Sorting Out Vietnam’s Transportation Priorities

Vietnam has put on hold its controversial $56 billion high speed rail pipe dream that wold have transported passengers, but not cargo, between its two largest cities.  The country has higher priorities than getting people from Hanoi to Saigon faster by train.

Trains move cargo efficiently, but in Vietnam they are grossly underutilized.  Alhough government data show a 60% increase in cargo by train since 1995, that compares to a 627% increase by truck, 785% by ship and 522% by air.

Surely that’s partly because the Vietnam has a rudimentary railroad system — just a single track between Hanoi and Ho Chi Minh City, for example.  That’s why manufacturers and supplies are accustomed to using other options; since 1995, railway market share dropped from 3% to less than 1%.

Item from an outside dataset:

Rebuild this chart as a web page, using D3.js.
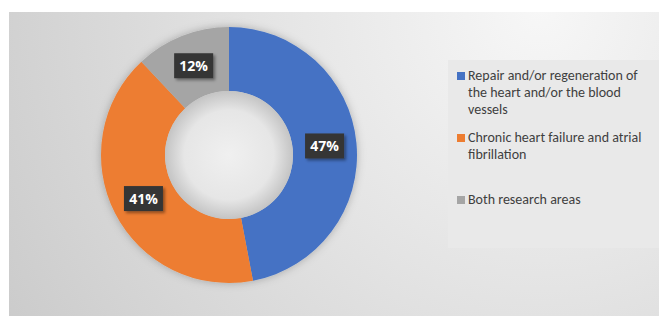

The World Bank says rail is the most economical means of transporting goods between 300 and 3,000 miles whereas trucking is preferred for shorter distances and air or sea for longer distances.

Transportation infrastructure is essential to Vietnam’s economic future.  Cargo currently moves at about 30 miles an hour on Vietnam’s rails.  Doubling or tripling that cargo speed will boost the economy.

Investors should be encouraged seeing Vietnam sort out its priorities.  People can travel by airplane.